About the Artist
Larry Rivers (1923-2002) studied musical composition at the Juilliard School of Music (1944-1945) before attending Hans Hofmann’s school in Provincetown, Massachusetts (1947-1948). Returning to New York, he graduated from New York University (1951) after studying with William Baziotes. But despite the influence of these two proponents of abstraction, he developed his own distinctive brand of figurative realism that is often associated with pop art. Rivers received his first one-person exhibition at the Jane Street Gallery (1949); along with Grace Hartigan, he was selected by Clement Greenberg and Meyer Schapiro for inclusion in Talent: 1950 at Kootz Gallery.

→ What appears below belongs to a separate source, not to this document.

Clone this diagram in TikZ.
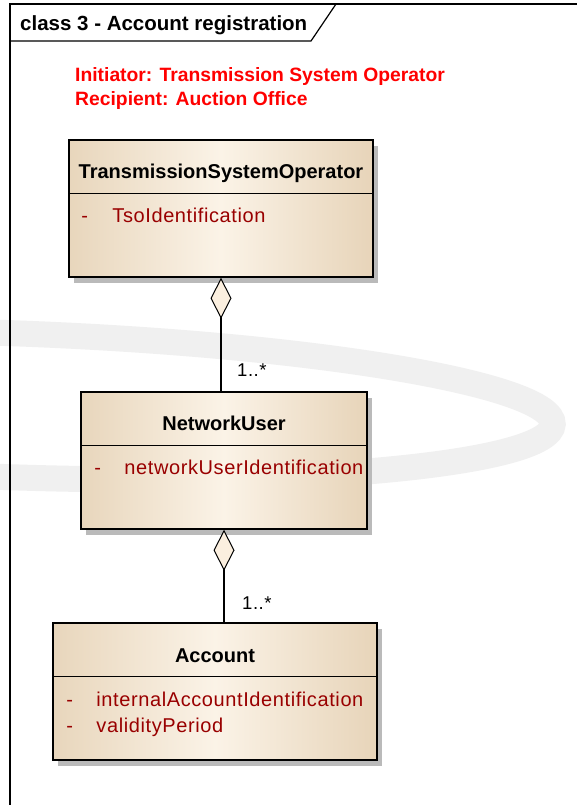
\documentclass[tikz,border=0pt]{standalone}
\usepackage{fontspec}
\setmainfont{Liberation Sans}
\newfontfamily\attrfont[LetterSpace=3.0]{Liberation Sans}
\usetikzlibrary{arrows.meta,shadows,positioning}
\definecolor{classleft}{HTML}{E8D6BC}
\definecolor{classmid}{HTML}{FBF3E7}
\definecolor{classright}{HTML}{E7D4B9}
\definecolor{attrred}{HTML}{990000}
\definecolor{diafill}{HTML}{FBEFDF}
\definecolor{infored}{HTML}{FF0000}
\tikzset{
	umlclass/.style={draw=black, line width=1.5pt, rectangle, inner sep=0pt, left color=classleft, right color=classright, middle color=classmid, drop shadow={shadow xshift=5pt, shadow yshift=-6pt, fill=black!27, opacity=1}},
	classname/.style={font=\fontsize{20}{24}\selectfont\bfseries, anchor=base, inner sep=0pt},
	attr/.style={font=\attrfont\fontsize{20}{24}\selectfont, text=attrred, anchor=base west, inner sep=0pt},
	mult/.style={font=\attrfont\fontsize{18.5}{22}\selectfont, anchor=base west, inner sep=0pt},
	info/.style={font=\fontsize{19.3}{23}\selectfont\bfseries, text=infored, anchor=base west, inner sep=0pt},
	aggr/.style={draw=black, line width=1.5pt, -{Diamond[length=41pt, width=21pt, fill=diafill, line width=1pt]}},
	watermark/.style={draw=black!6, line width=26pt}
}
\begin{document}
\begin{tikzpicture}[x=1pt,y=-1pt]
	\fill[white] (0,0) rectangle (576,805);
	\useasboundingbox (0,0) rectangle (576,805);
	\draw[watermark] (5,405) ellipse [x radius=548, y radius=72, rotate=-2];

	\draw[line width=1.2pt] (582,4) -- (10,4) -- (10,812);
	\draw[line width=1.2pt] (10,41) -- (311,41) -- (336,4);
	\node[font=\fontsize{20.5}{24}\selectfont\bfseries, anchor=base west, inner sep=0pt] (frame) at (20,30.5) {class 3 - Account registration};

	\node[info] (initiator) at (75,82) {Initiator: Transmission System Operator};
	\node[info] (recipient) at (75,106) {Recipient: Auction Office};

	\node[umlclass, minimum width=304pt, minimum height=137pt] (tso) at (221,208.5) {};
	\node[umlclass, minimum width=286pt, minimum height=137pt] (nu) at (224,460.5) {};
	\node[umlclass, minimum width=324pt, minimum height=137pt] (acc) at (215,691.5) {};

	\foreach \c in {tso,nu,acc}
		\draw[line width=1.5pt] ([yshift=-54pt]\c.north west) -- ([yshift=-54pt]\c.north east);

	\node[classname] (tsoname) at ([yshift=-39pt]tso.north) {TransmissionSystemOperator};
	\node[classname] (nuname) at ([yshift=-39pt]nu.north) {NetworkUser};
	\node[classname] (accname) at ([yshift=-40pt]acc.north) {Account};

	\node[attr] (tsodash) at ([xshift=13pt,yshift=-83pt]tso.north west) {-};
	\node[attr] (tsoid) at ([xshift=44pt,yshift=-83pt]tso.north west) {TsoIdentification};
	\node[attr] (nudash) at ([xshift=14pt,yshift=-83pt]nu.north west) {-};
	\node[attr] (nuid) at ([xshift=44pt,yshift=-83pt]nu.north west) {networkUserIdentification};
	\node[attr] (accdash1) at ([xshift=14pt,yshift=-84pt]acc.north west) {-};
	\node[attr] (accid) at ([xshift=44pt,yshift=-84pt]acc.north west) {internalAccountIdentification};
	\node[attr] (accdash2) at ([xshift=14pt,yshift=-110pt]acc.north west) {-};
	\node[attr] (accvalid) at ([xshift=44pt,yshift=-110pt]acc.north west) {validityPeriod};

	\draw[aggr] (nu.north -| tso.south) -- (tso.south);
	\draw[aggr] (acc.north -| nu.south) -- (nu.south);

	\node[mult] (nutso) at ([xshift=16pt,yshift=15pt]nu.north -| tso.south) {1..*};
	\node[mult] (accnu) at ([xshift=18pt,yshift=13pt]acc.north -| nu.south) {1..*};
\end{tikzpicture}
\end{document}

Rivers was the first artist invited to work at ULAE; when he arrived in 1957, the minimal working conditions included a single press and part-time printers. His first project, with the poet Frank O’Hara, entitled Stones, 1957-1960, fulfilled Tatyana Grosman’s goal of encouraging artists and writers to collaborate in the studio. Subsequent prints, such as French Money, 1963, and Lucky Strike II, 1963 show Rivers developing the historically allusive figuration for which he is best known. As Rivers’ sophistication as a printmaker developed, so did the technical abilities of ULAE’s facility and staff; and the artist expanded his prints to include sculptural constructions in the three-dimensional lithograph Diana with Poem, 1970-1974. In 1967 Rivers began a collaboration with the writer Terry Southern. The Donkey and the Darling, 1967-77, is a complex book of fifty-two lithographs that took en years to complete. In 1983 Rivers completed the eleven-color lithograph Garbo Grosman as a posthumous tribute to Tatyana.